▶ Listed records
◆ ◆ ◆ ◆ ◆ ◆ ◆
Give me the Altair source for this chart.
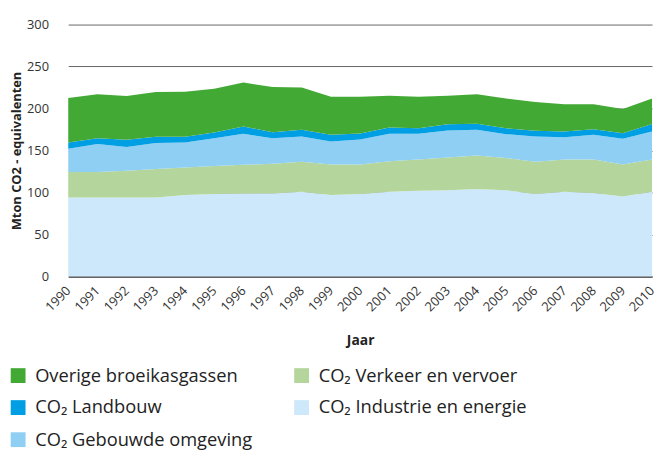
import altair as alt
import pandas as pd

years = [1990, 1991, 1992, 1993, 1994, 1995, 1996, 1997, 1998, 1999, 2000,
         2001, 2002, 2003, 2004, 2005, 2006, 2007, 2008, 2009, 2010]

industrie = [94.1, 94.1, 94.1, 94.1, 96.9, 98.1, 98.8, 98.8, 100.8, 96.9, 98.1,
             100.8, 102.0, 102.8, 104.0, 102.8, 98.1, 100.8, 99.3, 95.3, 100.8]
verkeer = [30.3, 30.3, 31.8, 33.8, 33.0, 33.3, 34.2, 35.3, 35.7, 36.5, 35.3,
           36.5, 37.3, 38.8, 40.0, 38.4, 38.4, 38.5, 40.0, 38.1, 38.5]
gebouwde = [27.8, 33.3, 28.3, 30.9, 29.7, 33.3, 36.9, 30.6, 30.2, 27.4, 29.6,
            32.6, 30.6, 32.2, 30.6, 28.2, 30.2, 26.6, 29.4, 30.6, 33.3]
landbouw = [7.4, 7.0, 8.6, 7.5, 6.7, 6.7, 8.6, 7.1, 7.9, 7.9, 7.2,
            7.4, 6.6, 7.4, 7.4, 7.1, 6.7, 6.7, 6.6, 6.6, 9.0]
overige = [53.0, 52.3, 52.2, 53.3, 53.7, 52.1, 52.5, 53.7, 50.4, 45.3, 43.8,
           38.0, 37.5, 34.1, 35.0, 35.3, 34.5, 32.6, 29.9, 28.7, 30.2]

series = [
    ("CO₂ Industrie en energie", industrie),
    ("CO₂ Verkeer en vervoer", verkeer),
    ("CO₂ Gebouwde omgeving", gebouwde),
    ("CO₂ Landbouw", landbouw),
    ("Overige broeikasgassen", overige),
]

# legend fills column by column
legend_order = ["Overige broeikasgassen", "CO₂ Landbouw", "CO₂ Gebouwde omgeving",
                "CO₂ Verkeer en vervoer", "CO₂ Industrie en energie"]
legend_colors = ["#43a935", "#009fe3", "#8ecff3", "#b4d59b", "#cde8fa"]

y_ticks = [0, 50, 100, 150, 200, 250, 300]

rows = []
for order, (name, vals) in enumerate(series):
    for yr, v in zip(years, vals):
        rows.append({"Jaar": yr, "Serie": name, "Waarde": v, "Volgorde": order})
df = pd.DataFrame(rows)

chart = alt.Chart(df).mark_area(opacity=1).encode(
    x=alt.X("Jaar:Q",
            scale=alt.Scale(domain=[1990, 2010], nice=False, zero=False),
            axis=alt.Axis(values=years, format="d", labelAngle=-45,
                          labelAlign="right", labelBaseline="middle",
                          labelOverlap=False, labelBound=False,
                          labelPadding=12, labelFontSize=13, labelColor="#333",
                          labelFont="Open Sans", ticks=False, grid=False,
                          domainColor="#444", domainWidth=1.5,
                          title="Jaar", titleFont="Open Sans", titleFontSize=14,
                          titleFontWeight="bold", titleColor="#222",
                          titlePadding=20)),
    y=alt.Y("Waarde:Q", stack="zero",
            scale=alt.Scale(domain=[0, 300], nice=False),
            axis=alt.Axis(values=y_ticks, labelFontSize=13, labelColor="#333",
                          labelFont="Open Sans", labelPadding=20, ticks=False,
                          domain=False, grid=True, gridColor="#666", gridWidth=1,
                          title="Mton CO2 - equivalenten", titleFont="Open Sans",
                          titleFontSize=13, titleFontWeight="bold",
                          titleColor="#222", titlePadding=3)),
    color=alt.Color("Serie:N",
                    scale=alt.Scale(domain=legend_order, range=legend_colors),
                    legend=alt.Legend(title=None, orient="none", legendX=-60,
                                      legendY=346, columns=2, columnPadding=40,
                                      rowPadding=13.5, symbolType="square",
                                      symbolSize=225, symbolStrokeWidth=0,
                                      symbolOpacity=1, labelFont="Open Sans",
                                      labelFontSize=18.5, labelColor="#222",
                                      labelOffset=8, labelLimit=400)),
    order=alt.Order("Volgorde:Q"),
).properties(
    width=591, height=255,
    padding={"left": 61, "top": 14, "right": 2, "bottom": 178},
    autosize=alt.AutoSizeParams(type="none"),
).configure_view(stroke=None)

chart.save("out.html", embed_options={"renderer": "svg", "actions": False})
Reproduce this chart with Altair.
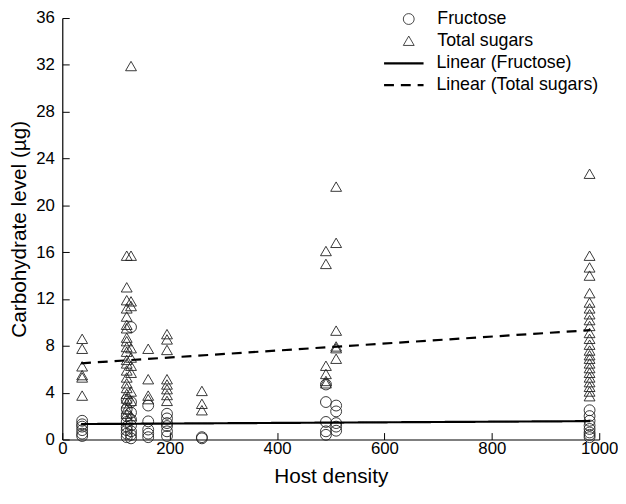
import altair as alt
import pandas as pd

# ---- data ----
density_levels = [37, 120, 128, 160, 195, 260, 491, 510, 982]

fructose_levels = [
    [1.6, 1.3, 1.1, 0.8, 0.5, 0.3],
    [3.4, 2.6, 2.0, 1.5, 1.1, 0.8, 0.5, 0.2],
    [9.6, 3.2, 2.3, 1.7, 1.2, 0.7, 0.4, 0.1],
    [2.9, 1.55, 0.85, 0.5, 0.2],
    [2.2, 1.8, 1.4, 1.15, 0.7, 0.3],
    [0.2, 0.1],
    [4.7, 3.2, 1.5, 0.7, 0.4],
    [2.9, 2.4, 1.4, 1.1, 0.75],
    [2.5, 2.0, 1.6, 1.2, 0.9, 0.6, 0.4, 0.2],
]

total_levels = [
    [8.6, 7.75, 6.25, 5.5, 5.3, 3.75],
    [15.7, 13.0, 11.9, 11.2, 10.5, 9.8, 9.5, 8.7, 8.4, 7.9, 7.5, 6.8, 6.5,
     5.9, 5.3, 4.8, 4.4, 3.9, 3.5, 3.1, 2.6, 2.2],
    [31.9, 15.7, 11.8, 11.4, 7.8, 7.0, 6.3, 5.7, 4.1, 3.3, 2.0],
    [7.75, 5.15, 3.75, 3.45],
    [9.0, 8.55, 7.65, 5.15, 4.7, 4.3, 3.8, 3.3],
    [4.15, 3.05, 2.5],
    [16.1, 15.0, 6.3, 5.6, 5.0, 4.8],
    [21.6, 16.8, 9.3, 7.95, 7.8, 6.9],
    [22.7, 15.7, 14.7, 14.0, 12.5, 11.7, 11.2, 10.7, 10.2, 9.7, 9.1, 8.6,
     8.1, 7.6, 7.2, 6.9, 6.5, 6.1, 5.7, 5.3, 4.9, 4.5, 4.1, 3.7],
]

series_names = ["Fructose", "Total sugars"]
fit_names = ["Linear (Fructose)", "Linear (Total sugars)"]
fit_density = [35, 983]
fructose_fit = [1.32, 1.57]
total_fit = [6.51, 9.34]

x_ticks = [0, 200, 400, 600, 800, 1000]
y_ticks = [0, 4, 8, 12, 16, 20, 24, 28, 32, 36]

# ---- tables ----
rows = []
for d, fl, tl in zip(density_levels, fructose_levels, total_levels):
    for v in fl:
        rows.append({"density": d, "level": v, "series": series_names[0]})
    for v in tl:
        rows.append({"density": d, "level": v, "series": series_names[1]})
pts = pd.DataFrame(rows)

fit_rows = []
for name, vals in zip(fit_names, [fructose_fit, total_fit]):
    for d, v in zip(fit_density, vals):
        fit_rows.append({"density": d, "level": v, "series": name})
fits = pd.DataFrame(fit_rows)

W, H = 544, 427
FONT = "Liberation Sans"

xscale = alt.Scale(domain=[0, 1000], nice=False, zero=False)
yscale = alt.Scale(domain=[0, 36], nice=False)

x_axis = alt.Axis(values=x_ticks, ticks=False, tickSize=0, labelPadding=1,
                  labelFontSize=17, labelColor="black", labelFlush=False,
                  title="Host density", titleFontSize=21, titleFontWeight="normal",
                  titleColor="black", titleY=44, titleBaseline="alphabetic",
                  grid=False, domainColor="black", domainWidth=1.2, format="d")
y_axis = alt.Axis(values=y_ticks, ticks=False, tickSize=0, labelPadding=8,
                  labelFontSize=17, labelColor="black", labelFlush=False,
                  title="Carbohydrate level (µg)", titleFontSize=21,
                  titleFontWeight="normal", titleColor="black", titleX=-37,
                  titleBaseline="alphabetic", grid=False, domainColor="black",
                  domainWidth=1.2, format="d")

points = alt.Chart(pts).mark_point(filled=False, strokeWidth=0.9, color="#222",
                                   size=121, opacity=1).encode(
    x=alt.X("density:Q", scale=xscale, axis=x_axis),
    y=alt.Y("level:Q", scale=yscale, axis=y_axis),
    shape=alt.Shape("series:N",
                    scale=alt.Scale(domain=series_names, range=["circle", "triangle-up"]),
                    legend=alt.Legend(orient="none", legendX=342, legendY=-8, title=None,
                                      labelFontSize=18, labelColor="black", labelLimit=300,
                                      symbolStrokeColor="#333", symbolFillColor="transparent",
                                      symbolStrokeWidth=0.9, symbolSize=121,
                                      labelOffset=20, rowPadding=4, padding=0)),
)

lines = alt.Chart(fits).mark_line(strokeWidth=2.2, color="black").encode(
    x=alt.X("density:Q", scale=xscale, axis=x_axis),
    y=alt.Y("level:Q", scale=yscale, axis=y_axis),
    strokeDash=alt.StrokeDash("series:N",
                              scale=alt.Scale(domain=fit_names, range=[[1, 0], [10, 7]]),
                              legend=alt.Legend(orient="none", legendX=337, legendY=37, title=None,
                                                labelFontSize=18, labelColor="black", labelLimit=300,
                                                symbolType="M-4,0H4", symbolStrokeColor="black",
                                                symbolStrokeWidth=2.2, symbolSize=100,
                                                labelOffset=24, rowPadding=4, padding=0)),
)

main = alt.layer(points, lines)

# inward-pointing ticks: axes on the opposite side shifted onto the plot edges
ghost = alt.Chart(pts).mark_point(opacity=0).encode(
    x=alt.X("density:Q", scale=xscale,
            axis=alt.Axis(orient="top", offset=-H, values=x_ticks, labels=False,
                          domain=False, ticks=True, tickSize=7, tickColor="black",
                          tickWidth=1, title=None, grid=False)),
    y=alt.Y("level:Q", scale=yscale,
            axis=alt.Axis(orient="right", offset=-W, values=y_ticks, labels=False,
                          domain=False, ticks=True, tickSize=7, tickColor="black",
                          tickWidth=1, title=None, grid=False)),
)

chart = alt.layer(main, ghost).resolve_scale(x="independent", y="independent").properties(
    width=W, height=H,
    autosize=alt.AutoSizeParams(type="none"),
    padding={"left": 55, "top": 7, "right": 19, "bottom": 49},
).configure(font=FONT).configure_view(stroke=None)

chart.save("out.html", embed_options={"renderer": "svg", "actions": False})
◆ ◆ ◆ ◆ ◆ ◆ ◆
▶ What the task requires
Copy each line in the data that holds the word "this".

▶ Written response
Give me the Altair source for this chart.
Reproduce this chart with Altair.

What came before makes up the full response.